The Admissions Question
When black and Hispanic enrollments fell to near zero at law schools in California and Texas, many Americans thought they were seeing the future of higher education in an era of affirmative-action roll-backs. The University of Texas Law School enrolled only four new African-American students and Boalt Hall law school at the University of California, Berkeley, only one.
But it's becoming clear that the law schools' experience is not representative of higher education, or graduate education, generally. Medical schools and most other graduate programs in the University of California system, for instance, have not seen anything like the same drop-off in minority enrollments one year into the restructured admissions standards, which exclude ethnic preferences. In the med schools, the numbers of black and Hispanic students have remained steady, or increased slightly.
The weight given standardized test scores is a major factor affecting these trends. Law schools, and business schools, for example, emphasize such scores as the best predictors of students' likely success. But test results are less central in medical schools. Some of these, such as the med school at the University of California, Davis, continue to stress outreach to underserved communities in their admissions process.

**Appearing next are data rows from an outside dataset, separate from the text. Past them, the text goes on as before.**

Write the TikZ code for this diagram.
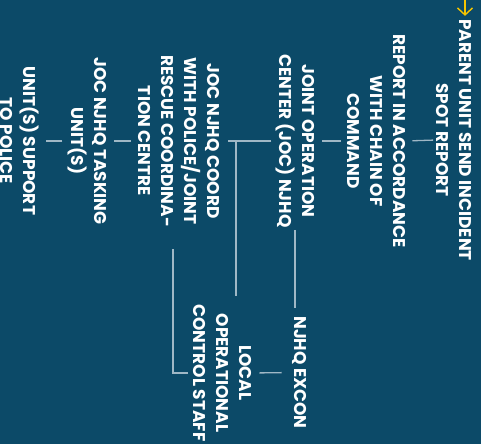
\documentclass[tikz,border=0pt]{standalone}
\usepackage{fontspec}
\setmainfont{Poppins}
\usetikzlibrary{arrows.meta,calc}
\definecolor{bg}{RGB}{12,74,104}
\definecolor{ln}{RGB}{160,184,198}
\definecolor{arr}{RGB}{245,196,0}
\begin{document}
\begin{tikzpicture}[x=1pt,y=-1pt,
  box/.style={rotate=-90, align=center, text=white, font=\fontsize{17}{23}\selectfont\bfseries, inner sep=0pt},
  link/.style={draw=ln, line width=1.3pt}]
\fill[bg] (0,0) rectangle (481,444);
\useasboundingbox (0,0) rectangle (481,444);
\node[box] (parent) at (454,140) {PARENT UNIT SEND INCIDENT\\SPOT REPORT};
\node[box] (report) at (376,141) {REPORT IN ACCORDANCE\\WITH CHAIN OF\\COMMAND};
\node[box] (joc) at (295,141) {JOINT OPERATION\\CENTER (JOC) NJHQ};
\node[box] (coord) at (178.5,141) {JOC NJHQ COORD\\WITH POLICE/JOINT\\RESCUE COORDINA-\\TION CENTRE};
\node[box] (task) at (87,141) {JOC NJHQ TASKING\\UNIT(S)};
\node[box] (support) at (19.5,141) {UNIT(S) SUPPORT\\TO POLICE};
\node[box] (excon) at (300,372.5) {NJHQ EXCON};
\node[box] (local) at (222,373) {LOCAL\\OPERATIONAL\\CONTROL STAFF};
\coordinate (a0) at (465,0);
\coordinate (j1) at (236,141);
\draw[draw=arr, line width=1.4pt, -{Straight Barb[length=7pt,width=15pt]}, shorten >=3pt] (a0) -- (a0 |- parent.west);
\draw[link, shorten <=3pt, shorten >=7pt] (parent.south) -- (report.north);
\draw[link, shorten <=6pt, shorten >=7pt] (report.south) -- (joc.north);
\draw[link, shorten <=4pt, shorten >=9pt] (joc.south) -- (coord.north);
\draw[link, shorten <=7pt, shorten >=7pt] (coord.south) -- (task.north);
\draw[link, shorten <=5pt, shorten >=7pt] (task.south) -- (support.north);
\draw[link, shorten >=8pt] (j1) -- (j1 |- local.west);
\draw[link, shorten <=2pt, shorten >=8pt] (joc.east) -- (joc.east |- excon.west);
\draw[link, shorten <=11pt, shorten >=8pt] (excon.south) -- (local.north);
\draw[link, shorten <=22pt, shorten >=5pt] ([xshift=-5.5pt]coord.east) |- (local.south);
\end{tikzpicture}
\end{document}
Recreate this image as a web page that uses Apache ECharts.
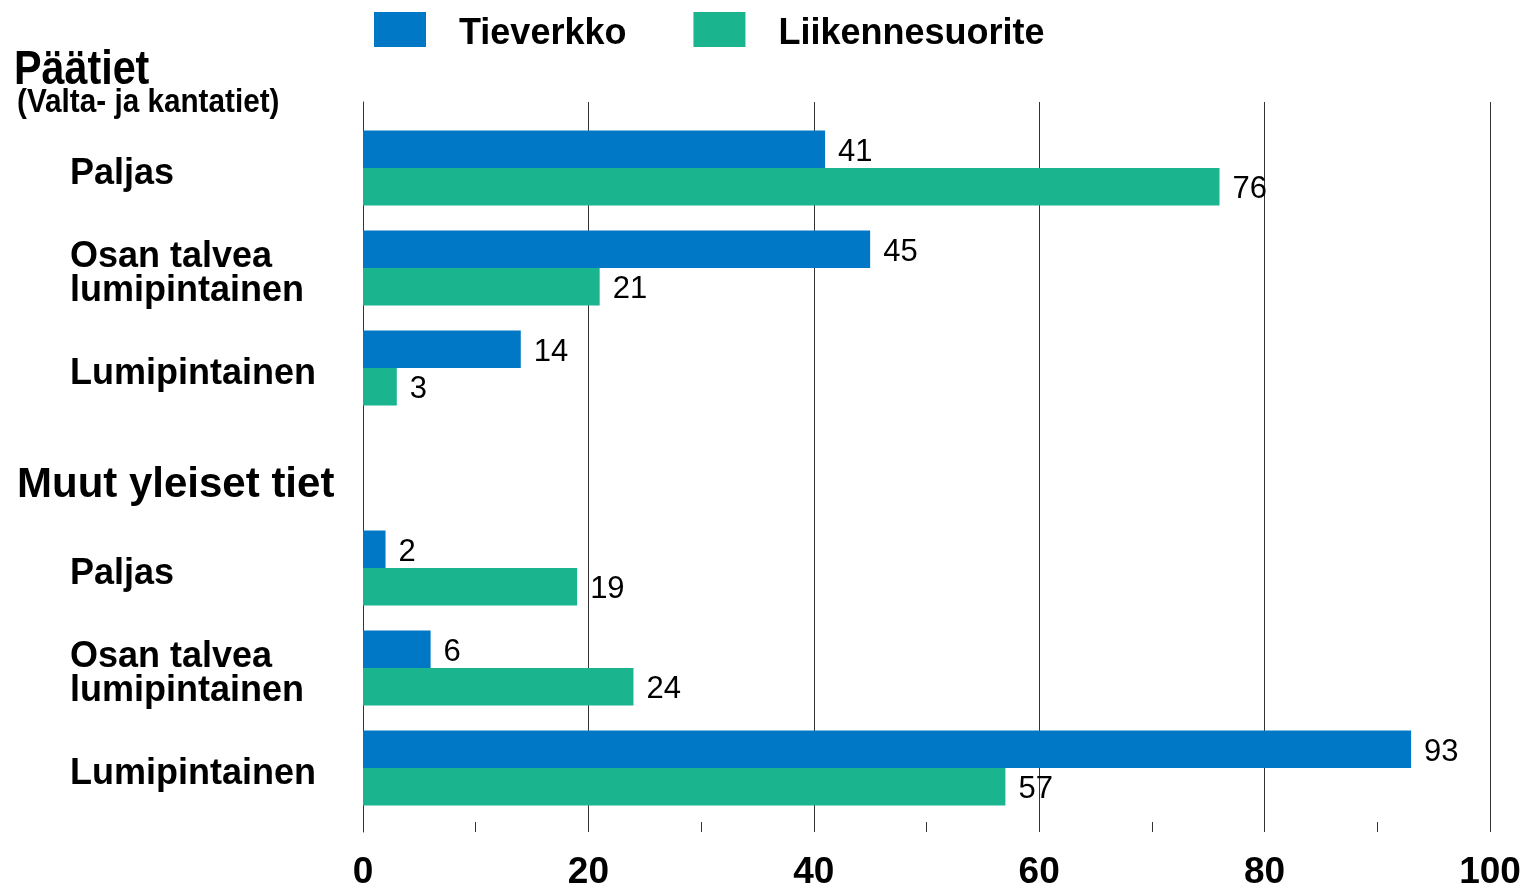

One result of this will be a vigorous reassessment of the role of standardized tests in college enrollments - especially in California, where the elimination of traditional affirmative action takes effect at the critical undergraduate level next fall. Administrators no longer allowed to admit students on the basis of ethnicity may be inclined to deemphasize SAT scores for all students in order to give added weight to other factors, including past academic achievement and family background.
Historically, blacks, Hispanics (and women, for that matter) have scored somewhat lower on the standard entrance exams than their white, male counterparts.
The ethnic issue aside, shrinking emphasis on test scores makes sense. Today, test-preparation and taking has become something of an industry, raising fresh questions about the exams' ability to gauge innate learning ability - and about the fairness of the whole process, since those who can pay for elaborate preparation have an obvious advantage.